1992 anthology edited by James Morrow

Nebula Awards 26 is an anthology of science fiction short works edited by James Morrow, the first of three successive volumes published under his editorship. It was first published in hardcover and trade paperback by Harcourt Brace Jovanovich in May 1992.

==Summary==
The book collects pieces that won or were nominated for the Nebula Awards for novella, novelette and short story for the year 1991, various nonfiction pieces related to the awards, and tributes to recently deceased editor Donald A. Wollheim and 1991 Grand Master award winner Lester del Rey, together with the two Rhysling Award-winning poems for 1990 and an introduction by the editor. Not all nominees for the various awards are included.

==Contents==
- "Introduction" (James Morrow)
- "'Democrazy,' the Marketplace, and the American Way: Remarks on the Year 1990 in Science Fiction" [essay] (Kathryn Cramer)
- "The Shobies' Story" [Best Novelette nominee, 1991] (Ursula K. Le Guin)
- "Bears Discover Fire" [Best Short Story winner, 1991] (Terry Bisson)
- "Tower of Babylon" [Best Novelette winner, 1991] (Ted Chiang)
- "In Memoriam: Donald A. Wollheim" [essay] (George Zebrowski)
- "A Tribute to Lester del Rey" [essay] (Terry Brooks)
- "Love and Sex Among the Invertebrates" [Best Short Story nominee, 1991] (Pat Murphy)
- "1/72nd Scale" [Best Novelette nominee, 1991] (Ian R. MacLeod)
- "Lieserl" [Best Short Story nominee, 1991] (Karen Joy Fowler)
- "Epitaph for Dreams" [Rhysling Award, Best Short Poem winner, 1990] (G. Sutton Breiding)
- "Dear Spacemen" [Rhysling Award, Best Long Poem winner, 1990] (Patrick McKinnon)
- "Science Fiction Movies of 1990: Spiders, Scissors, and Schwarzenegger" [essay] (Bill Warren)
- "Over the Long Haul" [Best Novelette nominee, 1991] (Martha Soukup)
- "The Coon Rolled Down and Ruptured His Larinks, A Squeezed Novel by Mr.
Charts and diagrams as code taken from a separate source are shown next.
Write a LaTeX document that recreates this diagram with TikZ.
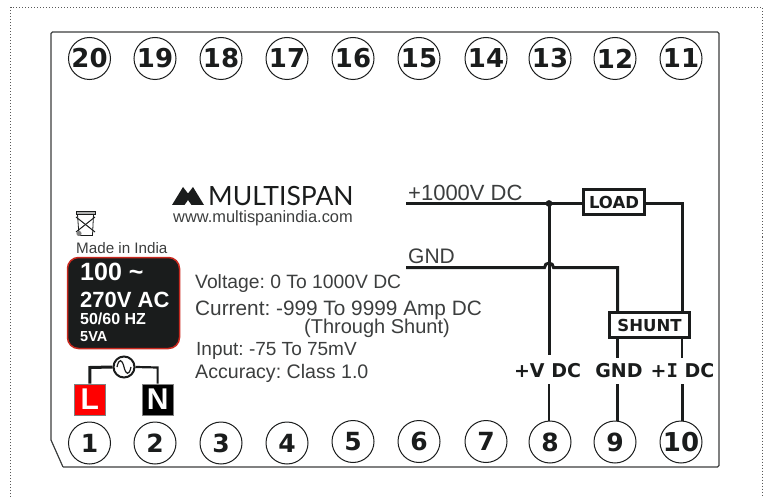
\documentclass[tikz,border=0pt]{standalone}
\usepackage{fontspec}
\setmainfont{Liberation Sans}
\newfontfamily\djv{DejaVu Sans}
\newfontfamily\djm{DejaVu Sans Mono}
\newfontfamily\lat{Lato}
\newcommand{\fsz}[1]{\fontsize{#1}{#1}\selectfont}
\definecolor{ink}{HTML}{1A1C1C}
\definecolor{redb}{HTML}{C8281E}
\frenchspacing
\tikzset{
  term/.style={circle,draw=ink,line width=1pt,minimum size=42pt,inner sep=0pt,font=\djv\bfseries\fsz{25},text=ink},
  termb/.style={term,font=\djv\bfseries\fsz{26}},
  wire/.style={draw=ink,line width=3pt},
  wirethin/.style={draw=ink,line width=2.2pt},
  plabel/.style={inner sep=0pt,anchor=west,text=ink!85!white},
  boxed/.style={draw=ink,line width=2.2pt,fill=white,inner sep=0pt,font=\djv\bfseries\fsz{16.5},text=ink},
  lbl/.style={inner sep=0pt,font=\djv\bfseries\fsz{19},text=ink},
  blk/.style={inner sep=0pt,anchor=west,text=white,font=\bfseries},
  ln/.style={draw=gray,line width=1pt,inner sep=0pt,font=\bfseries\fsz{30},text=white,minimum width=31pt,minimum height=31pt}
}
\begin{document}
\begin{tikzpicture}[x=1pt,y=-1pt]
\useasboundingbox (0,0) rectangle (768,497);
% dotted frame
\draw[gray!70!black,line width=1pt,dotted] (10.5,497) -- (10.5,7.5) -- (762,7.5) -- (762,497);
% housing
\draw[ink!85!white,line width=1.2pt,rounded corners=1.5pt] (51,440) -- (51,32) -- (719,32) -- (719,467) -- (63,467) ;
\draw[ink!85!white,line width=1.2pt] (51,440) -- (63,467);
% terminals
\foreach \n/\x in {20/89.5,19/155,18/221,17/287,16/353,15/419,14/486,13/550,12/615,11/681}
  \node[termb] (t\n) at (\x,58.5) {\n};
\foreach \n/\x/\y in {1/89.5/443,2/155/443,3/221/443,4/287/443,5/353/441.5,6/419/441.5,7/486/441.5,8/550/442,9/615/442}
  \node[term] (t\n) at (\x,\y) {\n};
\node[termb] (t10) at (681,442) {10};
% logo
\fill[ink] (172,205) -- (183,187) -- (188,193.5) -- (193,187) -- (204,205) -- (191.5,205) -- (188,200) -- (184.5,205) -- cycle;
\node[inner sep=0pt,anchor=west,text=ink,font=\lat\fsz{26.5}] (logo) at (208,196) {MULTISPAN};
\node[inner sep=0pt,anchor=west,text=ink!85!white,font=\fsz{16.4}] (web) at (173,218) {www.multispanindia.com};
% bin
\begin{scope}[draw=ink,line width=0.8pt]
\draw[fill=gray!60] (76,211.5) rectangle (95,214.5);
\draw (77.5,214.5) -- (79,235.5) -- (92.5,235.5) -- (93.5,214.5);
\draw[line width=1pt] (76,217) -- (95,232);
\draw[line width=1pt] (95,217) -- (76,232);
\fill[gray] (79,233.5) circle (2.6pt);
\end{scope}
\node[inner sep=0pt,anchor=west,text=ink!85!white,font=\fsz{15.2}] (made) at (76,248) {Made in India};
% supply badge
\node[draw=redb,line width=1.5pt,fill=ink,rounded corners=11pt,minimum width=112pt,minimum height=91pt,inner sep=0pt] (badge) at (123.5,303) {};
\node[blk,font=\bfseries\fsz{25}] (b1) at (80,272) {100 \textasciitilde};
\node[blk,font=\bfseries\fsz{22}] (b2) at (80,299.5) {270V AC};
\node[blk,font=\bfseries\fsz{16}] (b3) at (80,319) {50/60 HZ};
\node[blk,font=\bfseries\fsz{14.5}] (b4) at (80,337) {5VA};
% L N
\node[ln,fill=red] (L) at (89.8,399.5) {L};
\node[ln,fill=black] (N) at (157.6,399.5) {N};
\node[circle,draw=ink,line width=2pt,minimum size=21pt,inner sep=0pt] (ac) at (124,367) {};
\draw[ink,line width=1.2pt] (117,367) .. controls (119,358) and (122,359) .. (124,367) .. controls (126,375) and (129,376) .. (131,367);
\draw[wire] (L.north) -- (89.8,367.5) -- (ac.west);
\draw[wirethin] (N.north) -- (157.6,367.5) -- (ac.east);
% specs
\node[plabel,font=\fsz{19.3}] (s1) at (195,283.5) {Voltage: 0 To 1000V DC};
\node[plabel,font=\fsz{20.8}] (s2) at (195,310.5) {Current: -999 To 9999 Amp DC};
\node[plabel,font=\fsz{20}] (s3) at (304,328.5) {(Through Shunt)};
\node[plabel,font=\fsz{19}] (s4) at (196,350.5) {Input: -75 To 75mV};
\node[plabel,font=\fsz{19.6}] (s5) at (195,373.5) {Accuracy: Class 1.0};
% wiring
\node[boxed,minimum width=61pt,minimum height=25pt] (load) at (614,202) {LOAD};
\node[boxed,minimum width=80pt,minimum height=25pt] (shunt) at (649.5,325) {SHUNT};
\coordinate (vin) at (406,203.5);
\coordinate (gin) at (406,267.5);
\coordinate (j1) at (549,203.5);
\coordinate (h1) at (544.5,267.5);
\coordinate (gc) at (617.5,267.5);
\coordinate (sg) at (617.5,312);
\coordinate (lc) at (682,203.5);
\coordinate (si) at (682,312);
\node[lbl] (lv) at (547.5,371) {+V DC};
\node[lbl] (lg) at (619,371) {GND};
\node[lbl] (li) at (682.5,371) {+{\djm I} DC};
\draw[wire] (vin) -- (load.west |- vin);
\draw[wire] (load.east |- lc) -- (lc) -- (si);
\draw[wire] (gin) -- (h1) arc[start angle=180,end angle=0,radius=4.5pt] -- (gc) -- (sg);
\draw[wire] (j1) -- (549,355);
\draw[wirethin] (549,384) -- (t8.north -| 549,0);
\draw[wirethin] (617.5,338) -- (617.5,358);
\draw[wirethin] (617.5,384) -- (t9.north -| 617.5,0);
\draw[wirethin] (682,338) -- (682,358);
\draw[wire] (682,384) -- (t10.north -| 682,0);
\fill[ink] (j1) circle (3.4pt);
% top texts
\node[inner sep=0pt,anchor=west,text=ink!85!white,font=\fsz{22}] (v) at (408,193) {+1000V DC};
\node[inner sep=0pt,anchor=west,text=ink!85!white,font=\fsz{21}] (g) at (408,256.5) {GND};
\end{tikzpicture}
\end{document}
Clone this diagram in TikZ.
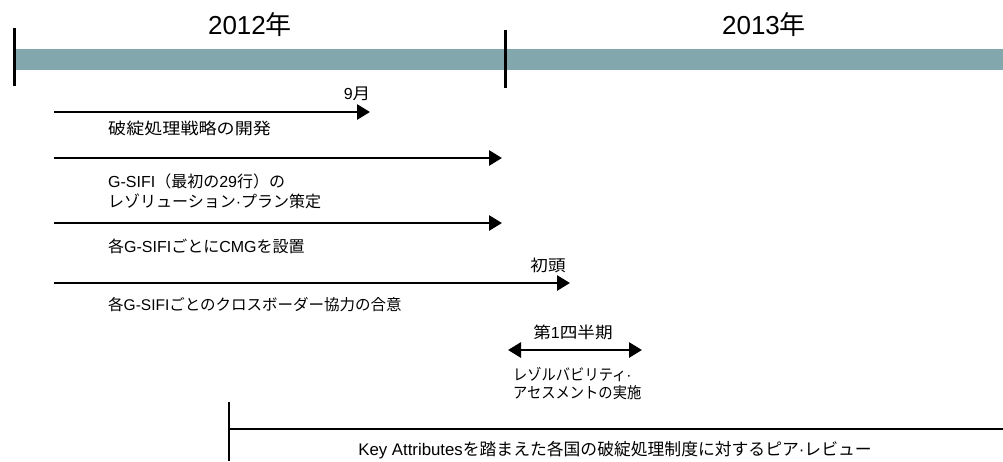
\documentclass[tikz,border=0pt]{standalone}
\usepackage{fontspec}
\setmainfont{Liberation Sans}
\newfontfamily\jp[FakeStretch=1.1]{Noto Sans CJK JP}
\newfontfamily\jpw[FakeStretch=1.13]{Noto Sans CJK JP}
\newfontfamily\jpc[FakeStretch=0.92]{Noto Sans CJK JP}
\newfontfamily\jpn{Noto Sans CJK JP}
\usetikzlibrary{arrows.meta}
\definecolor{barcol}{HTML}{82A8AD}
\tikzset{
  tick/.style={line width=3pt, draw=black},
  arr/.style={line width=2.8pt, -{Triangle[length=13pt,width=15pt]}},
  darr/.style={line width=2.8pt, {Triangle[length=13pt,width=15pt]}-{Triangle[length=13pt,width=15pt]}},
  plain/.style={line width=2.8pt},
  lbl/.style={anchor=west, inner sep=0pt, font=\fontsize{16}{20}\selectfont},
  slbl/.style={anchor=west, inner sep=0pt, font=\fontsize{15.5}{18}\selectfont},
  clbl/.style={anchor=center, inner sep=0pt, font=\fontsize{16}{20}\selectfont},
  blbl/.style={anchor=center, inner sep=0pt, font=\fontsize{16.8}{20}\selectfont},
  year/.style={anchor=center, inner sep=0pt, font=\fontsize{26}{30}\selectfont},
}
\begin{document}
\begin{tikzpicture}[x=1pt,y=-1pt]
\useasboundingbox (0,0) rectangle (1003,461);
% bar
\fill[barcol] (14,49) rectangle (1003,70);
\coordinate (t1a) at (14,28); \coordinate (t1b) at (14,86);
\coordinate (t2a) at (505,30); \coordinate (t2b) at (505,88);
\draw[tick] (t1a) -- (t1b);
\draw[tick] (t2a) -- (t2b);
\node[year] (y1) at (250,25) {2012{\jpn 年}};
\node[year] (y2) at (764,25) {2013{\jpn 年}};
% arrow 1
\coordinate (a1s) at (54,112); \coordinate (a1e) at (370,112);
\draw[arr] (a1s) -- (a1e);
\node[clbl] (m1) at (357,94) {9{\jp 月}};
\node[lbl] (l1) at (108,128) {\jpw 破綻処理戦略の開発};
% arrow 2
\coordinate (a2s) at (54,158); \coordinate (a2e) at (502,158);
\draw[arr] (a2s) -- (a2e);
\node[lbl] (l2a) at (108,181) {G-SIFI{\jpn （最初の}29{\jpn 行）の}};
\node[lbl] (l2b) at (108,201) {{\jpn レゾリューション}·{\jpn プラン策定}};
% arrow 3
\coordinate (a3s) at (54,223); \coordinate (a3e) at (502,223);
\draw[arr] (a3s) -- (a3e);
\node[lbl] (l3) at (108,246) {{\jpn 各}G-SIFI{\jpn ごとに}CMG{\jpn を設置}};
% arrow 4
\coordinate (a4s) at (54,283); \coordinate (a4e) at (570,283);
\draw[arr] (a4s) -- (a4e);
\node[clbl] (m4) at (548,265) {\jp 初頭};
\node[lbl, font=\fontsize{15.5}{20}\selectfont] (l4) at (108,305) {{\jpn 各}G-SIFI{\jpn ごとのクロスボーダー協力の合意}};
% double arrow
\coordinate (a5s) at (508,350); \coordinate (a5e) at (642,350);
\draw[darr] (a5s) -- (a5e);
\node[clbl] (m5) at (573,332) {{\jp 第}1{\jp 四半期}};
\node[slbl] (l5a) at (513,374) {{\jpc レゾルバビリティ}·};
\node[slbl] (l5b) at (513,393) {\jpc アセスメントの実施};
% bottom
\coordinate (bv1) at (229,402); \coordinate (bv2) at (229,461);
\coordinate (bh1) at (229,429); \coordinate (bh2) at (1003,429);
\draw[plain] (bv1) -- (bv2);
\draw[plain] (bh1) -- (bh2);
\node[blbl] (lb) at (615,450) {Key Attributes{\jpn を踏まえた各国の破綻処理制度に対するピア}·{\jpn レビュー}};
\end{tikzpicture}
\end{document}
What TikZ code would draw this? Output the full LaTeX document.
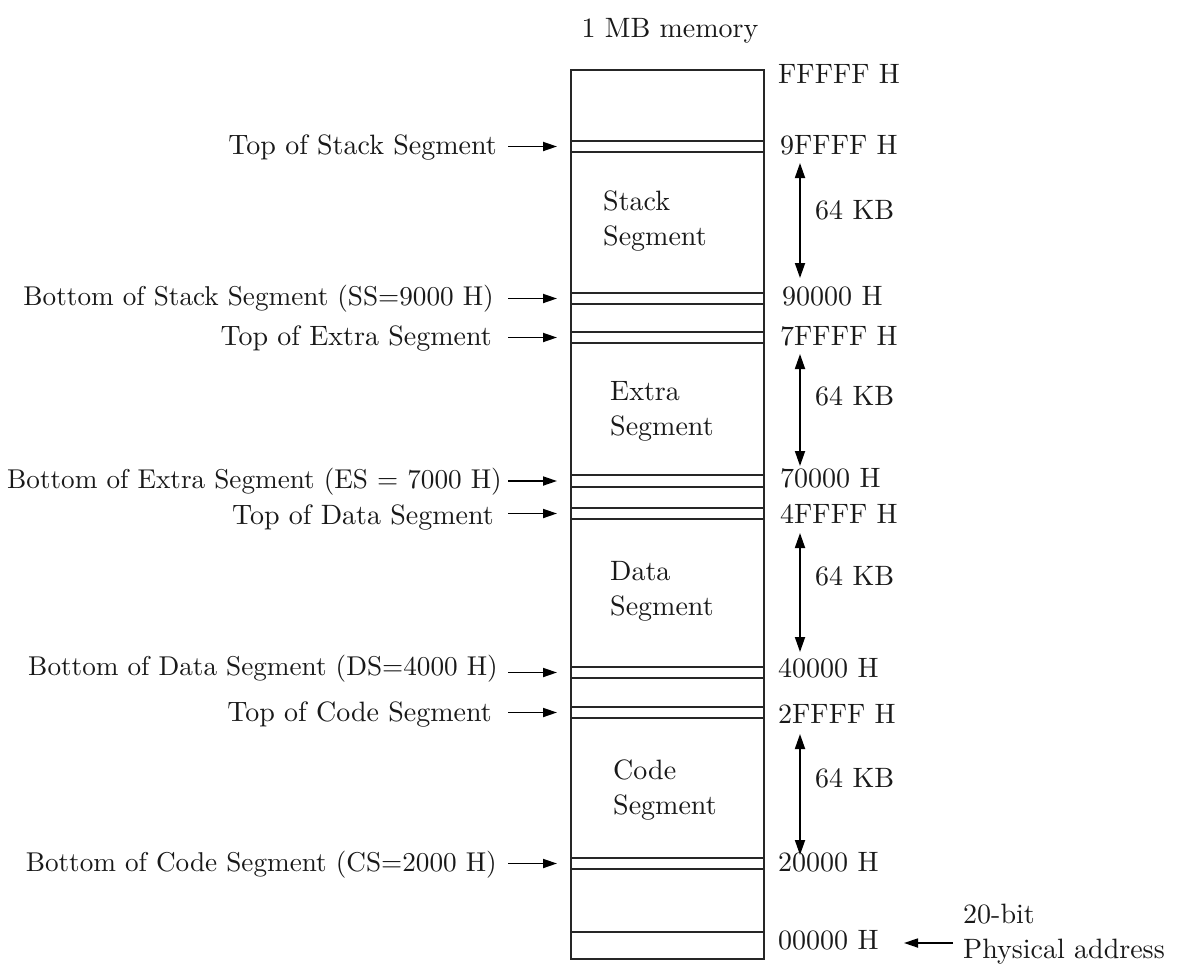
\documentclass[tikz,border=0pt]{standalone}
\usetikzlibrary{arrows.meta}
\DeclareFontFamily{TU}{lmten}{}
\DeclareFontShape{TU}{lmten}{m}{n}{<-> \UnicodeFontFile{lmroman10-regular}{\UnicodeFontTeXLigatures}}{}
\begin{document}
\begin{tikzpicture}[x=1pt,y=-1pt,
  txt/.style={font=\fontfamily{lmten}\fontsize{28}{35}\selectfont, inner sep=0pt, text=black!90},
  longtxt/.style={txt, font=\fontfamily{lmten}\fontsize{27.2}{35}\selectfont},
  segtxt/.style={txt, align=left, anchor=north west},
  memline/.style={draw=black!85, line width=1.9pt},
  ptr/.style={draw=black, line width=1.8pt, -{Triangle[length=14pt,width=9pt]}},
  span/.style={draw=black, line width=1.8pt, {Triangle[length=15pt,width=10pt]}-{Triangle[length=15pt,width=10pt]}}]
\useasboundingbox (0,0) rectangle (1183,967);
\fill[white] (0,0) rectangle (1183,967);

% title
\node[txt] (title) at (670,31) {1 MB memory};

% memory box
\node[memline, draw, minimum width=193pt, minimum height=889pt, inner sep=0pt, anchor=north west] (mem) at (570,69) {};

% double lines
\foreach \a/\b in {141/152, 293/304, 332/343, 475/487, 508/519, 667/678, 707/718, 858/869}{
  \draw[memline] (570,\a) -- (763,\a);
  \draw[memline] (570,\b) -- (763,\b);
}
\draw[memline] (570,932) -- (763,932);

% segment names
\node[segtxt] (ss) at (603,191) {Stack\\Segment};
\node[segtxt] (es) at (610,381) {Extra\\Segment};
\node[segtxt] (ds) at (610,561) {Data\\Segment};
\node[segtxt] (cs) at (613,760) {Code\\Segment};

% right-hand addresses
\node[txt, anchor=mid west] (aF) at (778,81) {FFFFF H};
\node[txt, anchor=mid west] (a9F) at (780,152) {9FFFF H};
\node[txt, anchor=mid west] (a90) at (782,303) {90000 H};
\node[txt, anchor=mid west] (a7F) at (780,343) {7FFFF H};
\node[txt, anchor=mid west] (a70) at (780,485) {70000 H};
\node[txt, anchor=mid west] (a4F) at (780,521) {4FFFF H};
\node[txt, anchor=mid west] (a40) at (778,675) {40000 H};
\node[txt, anchor=mid west] (a2F) at (778,721) {2FFFF H};
\node[txt, anchor=mid west] (a20) at (778,869) {20000 H};
\node[txt, anchor=mid west] (a00) at (778,947) {00000 H};

% 64 KB spans
\coordinate (s1t) at (800,163); \coordinate (s1b) at (800,278);
\coordinate (s2t) at (800,354); \coordinate (s2b) at (800,466);
\coordinate (s3t) at (800,533); \coordinate (s3b) at (800,652);
\coordinate (s4t) at (800,734); \coordinate (s4b) at (800,855);
\draw[span] (s1t) -- (s1b);
\draw[span] (s2t) -- (s2b);
\draw[span] (s3t) -- (s3b);
\draw[span] (s4t) -- (s4b);
\node[txt, anchor=mid west] (k1) at (815,217) {64 KB};
\node[txt, anchor=mid west] (k2) at (815,403) {64 KB};
\node[txt, anchor=mid west] (k3) at (815,583) {64 KB};
\node[txt, anchor=mid west] (k4) at (815,785) {64 KB};

% left-hand labels and pointers
\node[txt, anchor=mid east] (l1) at (497,152) {Top of Stack Segment};
\node[longtxt, anchor=mid east] (l2) at (494,303) {Bottom of Stack Segment (SS=9000 H)};
\node[txt, anchor=mid east] (l3) at (492,343) {Top of Extra Segment};
\node[longtxt, anchor=mid east] (l4) at (502,486) {Bottom of Extra Segment (ES = 7000 H)};
\node[txt, anchor=mid east] (l5) at (494,522) {Top of Data Segment};
\node[longtxt, anchor=mid east] (l6) at (498,673) {Bottom of Data Segment (DS=4000 H)};
\node[txt, anchor=mid east] (l7) at (492,719) {Top of Code Segment};
\node[longtxt, anchor=mid east] (l8) at (497,869) {Bottom of Code Segment (CS=2000 H)};

\coordinate (p1) at (557,146.5);
\coordinate (p2) at (557,298.5);
\coordinate (p3) at (557,337.5);
\coordinate (p4) at (557,481);
\coordinate (p5) at (557,513.5);
\coordinate (p6) at (557,672.5);
\coordinate (p7) at (557,712.5);
\coordinate (p8) at (557,863.5);
\draw[ptr] (508,146.5) -- (p1);
\draw[ptr] (508,298.5) -- (p2);
\draw[ptr] (508,337.5) -- (p3);
\draw[ptr] (508,481) -- (p4);
\draw[ptr] (508,513.5) -- (p5);
\draw[ptr] (508,672.5) -- (p6);
\draw[ptr] (508,712.5) -- (p7);
\draw[ptr] (508,863.5) -- (p8);

% physical address note
\node[txt, align=left, anchor=north west] (phys) at (963,904) {20-bit\\Physical address};
\coordinate (q0) at (953,943);
\coordinate (q1) at (904,943);
\draw[ptr] (q0) -- (q1);
\end{tikzpicture}
\end{document}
Skunk" [Best Novelette nominee, 1991] (Dafydd ab Hugh)
- "The Hemingway Hoax" [Best Novella winner, 1991] (Joe Haldeman)
- "About the Nebula Awards"
- "Selected Titles from the 1990 Preliminary Nebula Ballot"
- "Past Nebula Award Winners"

==Reception==
Kirkus Reviews noted that "[p]revious high standards [are] maintained" in this volume, with "plenty of varied, absorbing fiction," with "[m]ost of [it] already quite famous"–citing the contributions of Le Guin, Bisson, Chiang, Murphy and Haldeman. Cramer's overview of 1990 SF was called "useful" and Warren's piece on the year's films "best of all, ... splendid, cleareyed ... the nonfictional benchmark."

The anthology was also reviewed by Gary K. Wolfe in Locus no. 376, May 1992, and Tom Easton in Analog Science Fiction and Fact, December 1992.

==Awards==
The book placed ninth in the 1993 Locus Poll Award for Best Anthology.